Look at the data below and print exactly the lines from its first line through the line with "import * as"; the pictures stay out of the copy.

[Start]

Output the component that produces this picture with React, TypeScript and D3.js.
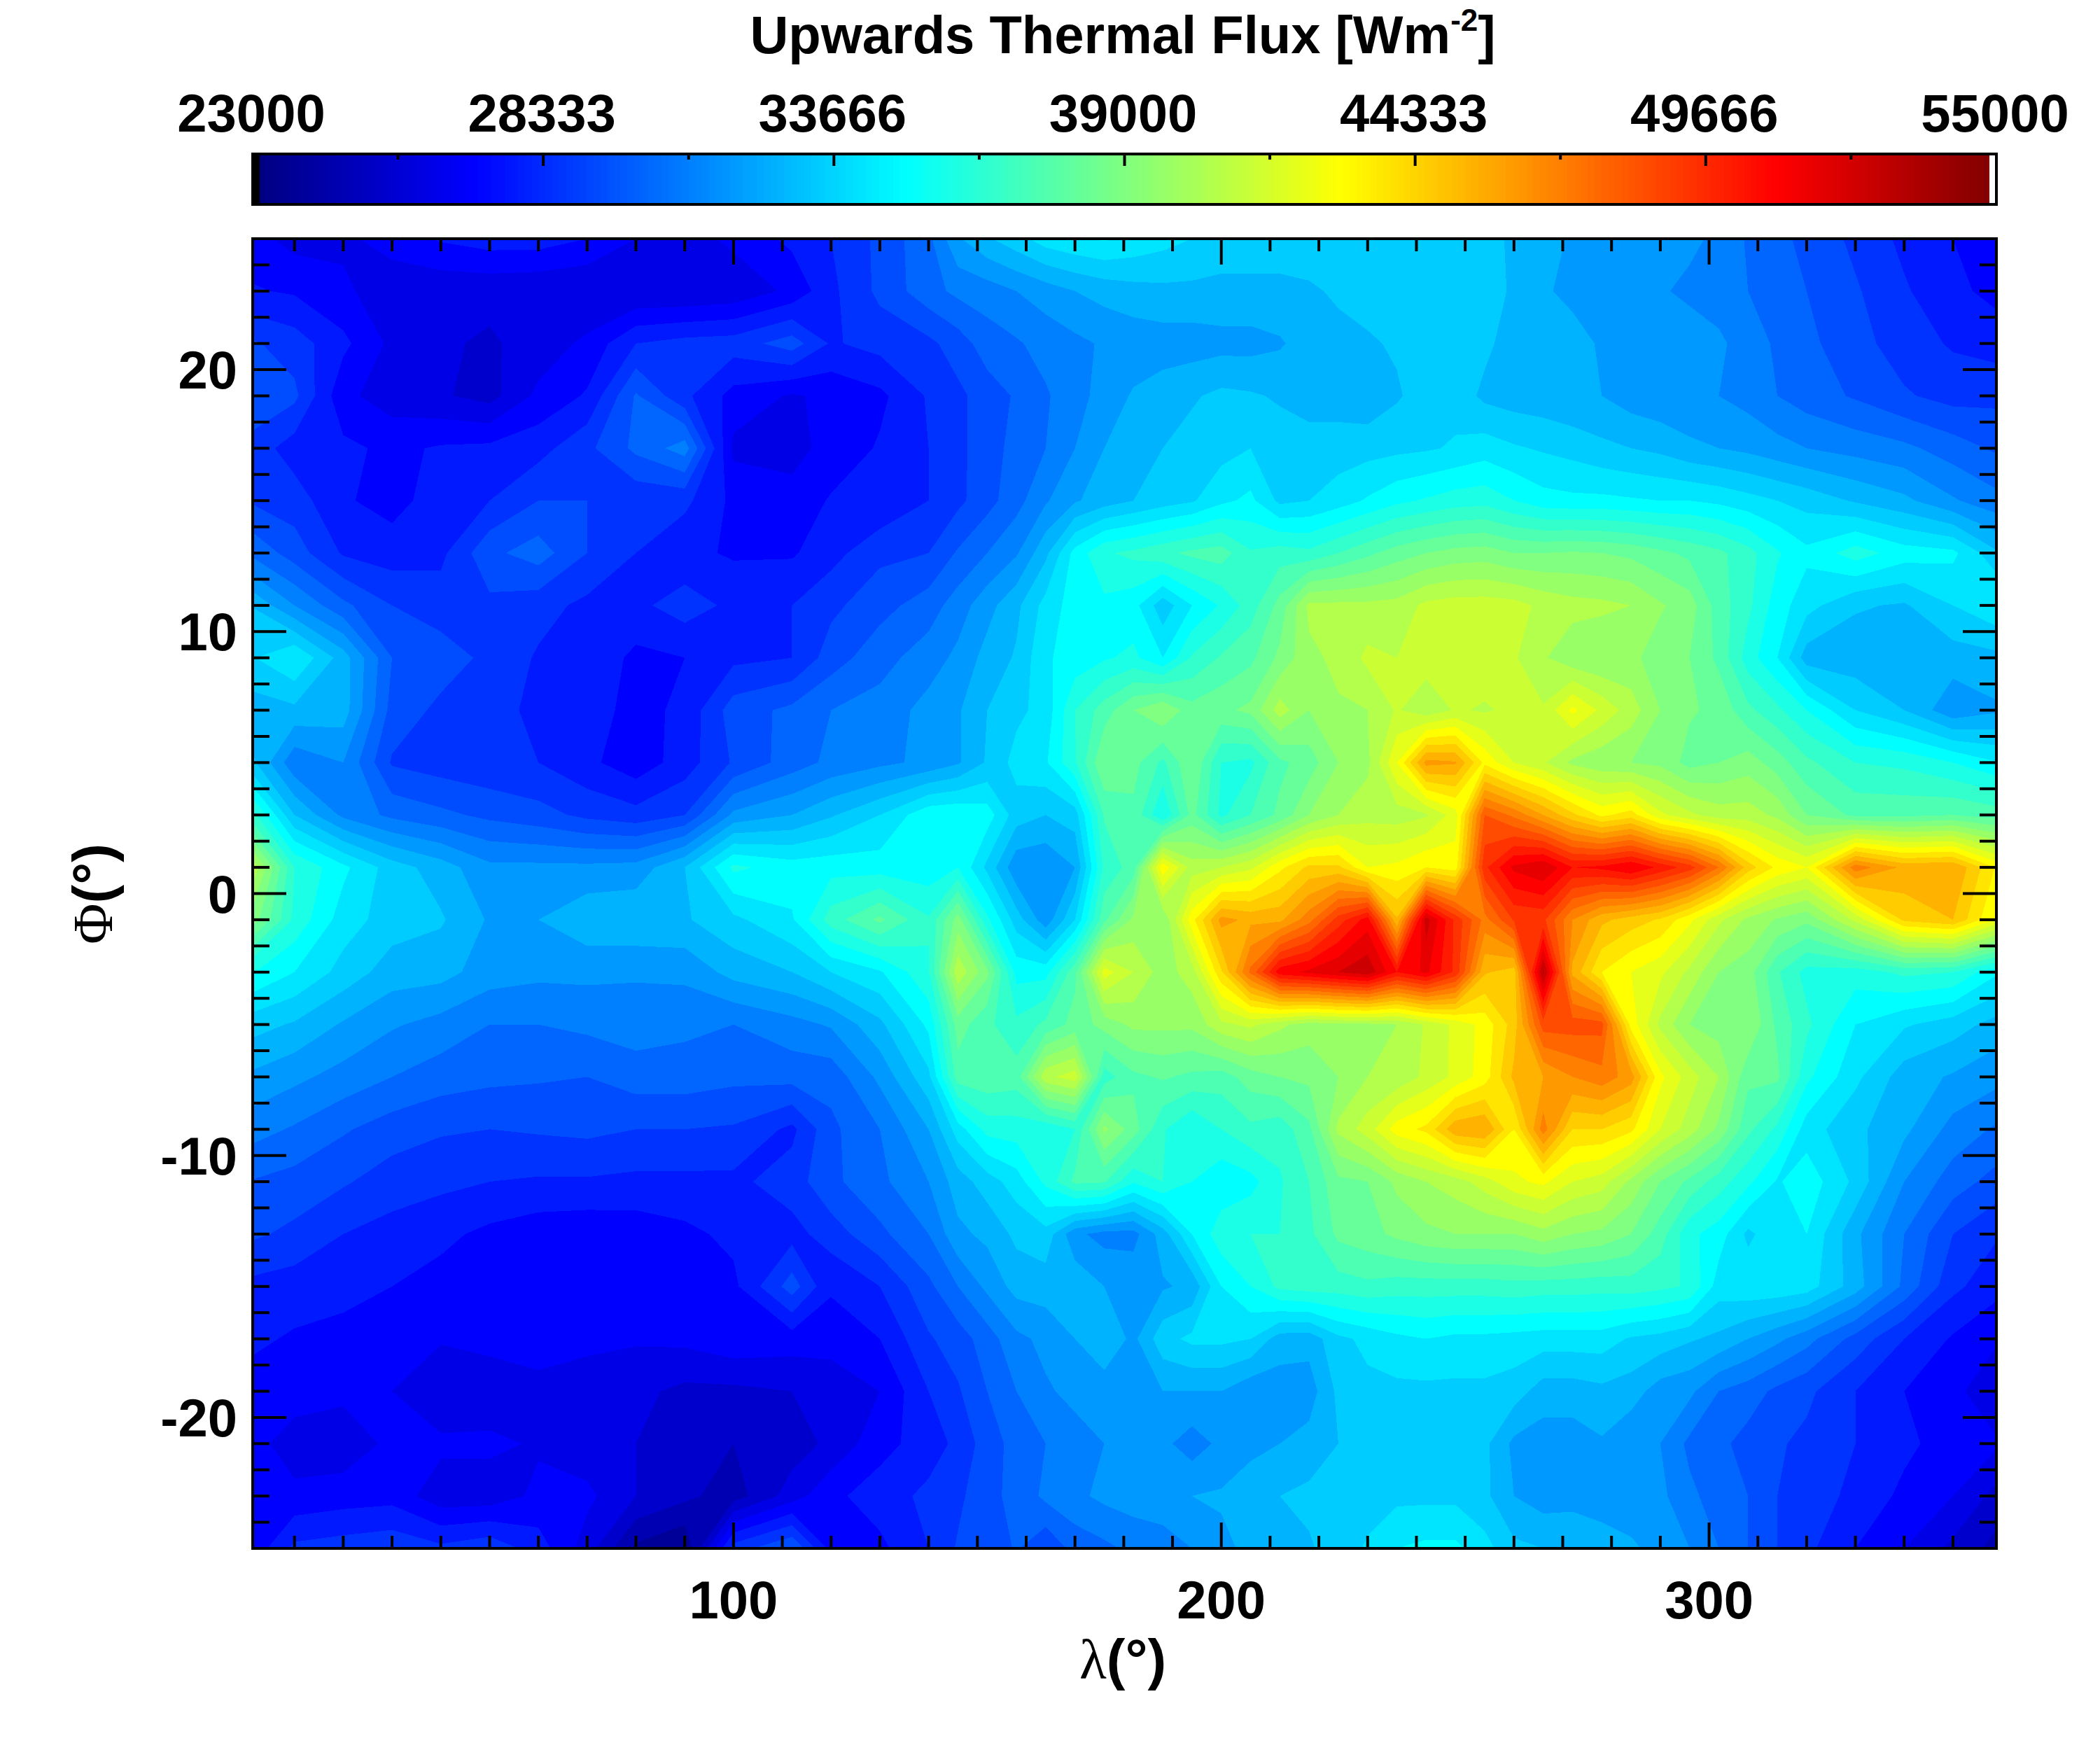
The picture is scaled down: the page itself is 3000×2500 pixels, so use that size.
import React from "react";
import * as d3 from "d3";

// longitude and latitude of the flux grid
const lons = [0,10,20,30,40,50,60,70,80,90,100,112,120,130,140,146,152,158,164,170,176,182,188,194,200,206,212,218,224,230,236,242,248,254,260,266,272,278,284,290,296,302,308,314,320,330,340,350,360];
const lats = [25,23,21,19,17,15,13,11,9,7,5,3,1,-1,-3,-5,-7,-9,-11,-13,-15,-17,-19,-21,-23,-25];

// flux in hundreds of W/m2, one row per latitude
const flux = [
  [274,267,268,274,279,282,282,278,270,266,272,280,286,296,308,325,333,339,346,349,351,348,345,342,338,338,338,338,338,338,338,338,337,336,333,329,325,323,322,322,320,316,309,304,300,292,284,278,272],
  [279,277,272,264,264,264,263,262,262,262,264,272,284,296,307,312,314,318,322,326,329,331,332,332,332,332,332,333,335,337,338,338,338,337,333,327,324,322,319,319,316,313,310,306,302,295,287,280,275],
  [296,290,280,268,263,261,265,272,286,289,290,298,285,289,292,298,306,309,313,316,319,321,322,322,323,323,325,330,332,333,335,339,339,336,330,330,329,325,324,324,323,320,313,309,304,297,290,285,282],
  [300,296,272,266,263,259,272,279,303,288,275,269,272,276,287,292,298,303,309,315,321,327,330,333,336,335,333,333,330,328,333,338,339,332,330,329,327,326,322,320,319,318,315,310,306,301,295,291,292],
  [292,282,280,276,279,280,283,292,304,314,268,268,272,279,286,292,298,305,310,318,326,330,334,337,339,342,338,335,338,339,340,341,343,346,343,341,339,336,334,332,328,326,324,321,318,315,312,306,300],
  [294,290,279,275,282,286,294,294,288,288,276,272,279,279,286,292,299,307,317,325,330,334,338,341,348,352,340,342,346,351,356,359,362,363,358,353,352,352,351,350,350,348,345,342,339,333,328,319,312],
  [310,298,285,282,284,300,306,294,286,280,277,277,283,292,294,303,310,317,332,353,365,368,372,376,378,367,370,368,374,380,386,390,393,394,390,390,391,390,388,384,380,376,369,359,352,362,354,352,334],
  [335,318,304,294,290,292,289,284,284,290,284,286,292,299,306,314,323,332,345,354,356,353,337,350,359,370,385,408,408,408,409,416,418,418,417,412,409,408,406,399,394,378,368,354,345,335,333,342,350],
  [340,350,330,302,298,292,285,284,276,278,284,286,298,307,314,320,329,335,349,353,357,360,350,367,375,380,392,404,408,416,414,418,420,419,415,407,400,398,400,394,390,380,362,350,330,329,329,330,332],
  [330,332,330,299,292,289,284,282,275,280,298,304,310,313,321,325,334,340,345,366,378,390,398,385,388,392,410,398,405,406,415,408,415,413,416,415,432,420,410,398,391,388,376,368,358,342,334,320,325],
  [340,312,318,293,290,288,286,280,273,282,295,306,312,316,320,325,335,345,349,365,390,385,372,390,366,364,380,386,398,404,430,465,463,436,422,415,404,400,398,396,387,390,394,386,376,366,364,358,350],
  [375,334,316,308,304,300,297,292,289,294,320,326,333,342,356,357,354,338,334,338,375,380,358,385,364,374,384,398,406,411,410,413,426,486,476,462,448,436,442,424,416,410,410,404,390,380,380,382,378],
  [420,366,352,338,330,320,320,320,321,334,360,354,355,354,353,358,340,320,319,326,368,378,436,410,414,420,436,448,448,430,432,438,434,500,520,526,510,512,518,508,498,478,450,436,430,475,460,462,434],
  [400,364,346,338,335,325,326,332,333,333,340,349,370,384,367,394,360,338,321,342,380,400,398,435,465,460,460,475,498,514,455,530,500,475,495,496,470,456,450,445,432,416,404,397,392,416,448,454,426],
  [360,350,339,330,329,322,320,320,319,320,329,334,342,349,365,412,392,355,355,380,426,414,402,410,445,480,515,520,526,532,510,520,500,455,450,536,460,438,430,424,412,398,394,375,363,362,368,366,350],
  [338,333,325,319,315,310,310,312,314,312,310,315,319,332,352,386,376,368,376,385,393,400,400,400,412,416,408,402,404,404,406,415,424,433,450,490,490,489,435,412,398,394,398,380,368,350,343,338,330],
  [325,320,315,310,306,304,303,302,306,306,304,305,305,320,340,378,380,378,412,418,370,380,383,380,378,386,390,392,398,406,408,416,424,434,456,462,470,475,466,432,418,406,384,384,360,344,330,325,320],
  [314,309,303,298,295,294,295,296,294,294,293,284,300,310,326,346,361,362,359,366,400,386,367,358,366,372,369,380,408,418,434,440,460,462,438,474,446,446,440,422,410,396,376,364,346,336,328,315,308],
  [302,299,295,290,288,286,285,285,284,284,284,290,300,308,318,330,338,346,360,376,375,359,366,358,352,355,365,374,388,390,400,406,410,418,428,432,422,418,404,390,380,370,360,349,355,340,318,306,298],
  [296,292,286,283,280,276,273,272,273,276,280,283,290,300,310,324,328,336,339,320,315,315,330,350,363,366,366,372,384,387,392,396,398,398,398,403,398,396,390,378,360,354,340,348,350,328,310,294,286],
  [284,282,280,278,275,272,272,272,272,277,276,298,279,286,300,310,320,329,330,332,326,324,325,328,350,358,368,370,370,372,370,370,370,370,371,370,370,369,370,368,365,346,348,348,346,330,308,288,280],
  [280,277,276,274,271,273,273,272,271,272,276,274,274,278,293,298,306,316,320,326,332,324,339,344,344,342,330,329,340,344,348,350,348,348,347,346,346,346,341,339,335,332,326,320,313,299,286,277,270],
  [275,274,272,270,262,264,268,266,264,260,260,262,264,270,286,293,302,310,317,320,322,324,326,326,326,320,322,322,336,340,340,340,340,340,338,330,330,332,330,322,320,310,306,300,296,286,278,272,264],
  [274,266,265,272,272,272,269,265,262,254,254,258,264,275,282,288,298,305,310,315,318,320,320,314,320,324,326,329,334,338,339,339,339,336,324,322,322,325,319,318,308,304,299,295,292,286,280,274,270],
  [276,272,274,275,265,265,272,272,262,256,250,266,276,282,288,292,300,304,312,316,320,322,323,326,327,330,334,336,336,339,340,340,340,336,326,322,323,320,319,320,312,306,302,294,290,284,276,270,258],
  [270,288,290,292,288,292,282,266,244,238,290,302,275,276,286,295,296,303,295,305,308,312,314,318,324,328,332,333,338,343,350,352,352,345,336,334,333,332,328,322,318,310,302,294,288,278,270,260,250],
];

const barLabels = ["23000", "28333", "33666", "39000", "44333", "49666", "55000"];
const xMajor = [100, 200, 300];
const yMajor = [-20, -10, 0, 10, 20];

const fluxMin = 23000;
const fluxMax = 55000;
const levelStep = 800;

const plot = { left: 361, right: 2852, top: 341, bottom: 2212 };
const bar = { top: 220, bottom: 292 };
const fontFamily = "'Liberation Sans', Arial, sans-serif";
const greekFont = "'Liberation Serif', serif";
const fontSize = 76;

// same stops as IDL's blue-red table
const jet = d3
  .scaleLinear<string>()
  .domain([0, 0.125, 0.375, 0.625, 0.875, 1])
  .range(["#000080", "#0000ff", "#00ffff", "#ffff00", "#ff0000", "#800000"]);

const xScale = d3.scaleLinear().domain([1.43, 358.9]).range([plot.left, plot.right]);
const yScale = d3.scaleLinear().domain([25, -25]).range([plot.top, plot.bottom]);

export default function App() {
  const nx = lons.length;
  const ny = lats.length;

  // pad the grid by one cell so the bands run past the frame, the clip cuts them
  const padded: number[] = [];
  for (let j = -1; j <= ny; j++) {
    const row = flux[Math.max(0, Math.min(ny - 1, j))];
    for (let i = -1; i <= nx; i++) {
      padded.push(row[Math.max(0, Math.min(nx - 1, i))] * 100);
    }
  }

  const levels = d3.range(fluxMin, fluxMax, levelStep);
  const bands = d3.contours().size([nx + 2, ny + 2]).thresholds(levels)(padded);

  // grid index to pixel, the columns are not evenly spaced
  const xIndex = d3.scaleLinear().domain(d3.range(nx)).range(lons.map((d) => xScale(d)));
  const yIndex = d3.scaleLinear().domain(d3.range(ny)).range(lats.map((d) => yScale(d)));
  const gridPath = d3.geoPath(
    d3.geoTransform({
      point(x, y) {
        this.stream.point(xIndex(x - 1.5), yIndex(y - 1.5));
      },
    })
  );

  const barScale = d3.scaleLinear().domain([fluxMin, fluxMax]).range([plot.left, plot.right]);
  const slotWidth = (plot.right - plot.left) / 256;
  const slots = d3.range(256);
  const barMajor = barLabels.map(Number);
  const barMinor = barMajor.slice(1).map((d, i) => (d + barMajor[i]) / 2);

  const xMinor = d3.range(10, 360, 10).filter((d) => !xMajor.includes(d));
  const yMinor = d3.range(-24, 25).filter((d) => !yMajor.includes(d));

  return (
    <svg width={3000} height={2500} style={{ position: "absolute", left: 0, top: 0 }} fontFamily={fontFamily}>
      <rect width={3000} height={2500} fill="#fff" />
      <defs>
        <clipPath id="plot-clip">
          <rect x={plot.left} y={plot.top} width={plot.right - plot.left} height={plot.bottom - plot.top} />
        </clipPath>
      </defs>

      {/* title */}
      <text x={1604} y={76} textAnchor="middle" fontSize={fontSize} fontWeight="bold">
        Upwards Thermal Flux [Wm<tspan dy={-32} fontSize={44}>-2</tspan><tspan dy={32}>]</tspan>
      </text>

      {/* colour bar */}
      <g shapeRendering="crispEdges">
        {slots.map((i) => (
          <rect
            key={i}
            x={plot.left + i * slotWidth}
            y={bar.top}
            width={slotWidth + 1}
            height={bar.bottom - bar.top}
            fill={i === 0 ? "#000" : i === 255 ? "#fff" : jet(i / 255)}
          />
        ))}
      </g>
      <rect x={plot.left} y={bar.top} width={plot.right - plot.left} height={bar.bottom - bar.top} fill="none" stroke="#000" strokeWidth={4} />
      {barMajor.map((d) => (
        <line key={d} x1={barScale(d)} x2={barScale(d)} y1={bar.top} y2={bar.top + 17} stroke="#000" strokeWidth={4} />
      ))}
      {barMinor.map((d) => (
        <line key={d} x1={barScale(d)} x2={barScale(d)} y1={bar.top} y2={bar.top + 8} stroke="#000" strokeWidth={4} />
      ))}
      {barLabels.map((d) => (
        <text key={d} x={barScale(+d) - 2} y={188} textAnchor="middle" fontSize={fontSize} fontWeight="bold">
          {d}
        </text>
      ))}

      {/* filled contours */}
      <g clipPath="url(#plot-clip)" shapeRendering="crispEdges">
        <rect x={plot.left} y={plot.top} width={plot.right - plot.left} height={plot.bottom - plot.top} fill={jet(0)} />
        {bands.map((band) => (
          <path key={band.value} d={gridPath(band) ?? ""} fill={jet((band.value - fluxMin) / (fluxMax - fluxMin))} />
        ))}
      </g>

      {/* ticks on all four sides */}
      <g stroke="#000" strokeWidth={4}>
        {xMinor.map((d) => (
          <g key={d}>
            <line x1={xScale(d)} x2={xScale(d)} y1={plot.top} y2={plot.top + 18} />
            <line x1={xScale(d)} x2={xScale(d)} y1={plot.bottom} y2={plot.bottom - 18} />
          </g>
        ))}
        {xMajor.map((d) => (
          <g key={d}>
            <line x1={xScale(d)} x2={xScale(d)} y1={plot.top} y2={plot.top + 37} />
            <line x1={xScale(d)} x2={xScale(d)} y1={plot.bottom} y2={plot.bottom - 37} />
          </g>
        ))}
        {yMinor.map((d) => (
          <g key={d}>
            <line x1={plot.left} x2={plot.left + 24} y1={yScale(d)} y2={yScale(d)} />
            <line x1={plot.right} x2={plot.right - 24} y1={yScale(d)} y2={yScale(d)} />
          </g>
        ))}
        {yMajor.map((d) => (
          <g key={d}>
            <line x1={plot.left} x2={plot.left + 48} y1={yScale(d)} y2={yScale(d)} />
            <line x1={plot.right} x2={plot.right - 48} y1={yScale(d)} y2={yScale(d)} />
          </g>
        ))}
      </g>
      <rect x={plot.left} y={plot.top} width={plot.right - plot.left} height={plot.bottom - plot.top} fill="none" stroke="#000" strokeWidth={4} />

      {/* tick labels */}
      {xMajor.map((d) => (
        <text key={d} x={xScale(d)} y={2312} textAnchor="middle" fontSize={fontSize} fontWeight="bold">
          {d}
        </text>
      ))}
      {yMajor.map((d) => (
        <text key={d} x={339} y={yScale(d) + 27} textAnchor="end" fontSize={fontSize} fontWeight="bold">
          {d}
        </text>
      ))}

      {/* axis titles */}
      <text x={1604} y={2398} textAnchor="middle" fontSize={fontSize + 4} fontWeight="bold">
        <tspan fontFamily={greekFont} fontWeight="normal">λ</tspan>(°)
      </text>
      <text transform="translate(160,1277) rotate(-90)" textAnchor="middle" fontSize={fontSize + 4} fontWeight="bold">
        <tspan fontFamily={greekFont} fontWeight="normal">Φ</tspan>(°)
      </text>
    </svg>
  );
}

[End]

Full solution =
Output the component that produces this picture with React, TypeScript and D3.js.
The picture is scaled down: the page itself is 3000×2500 pixels, so use that size.
import React from "react";
import * as d3 from "d3";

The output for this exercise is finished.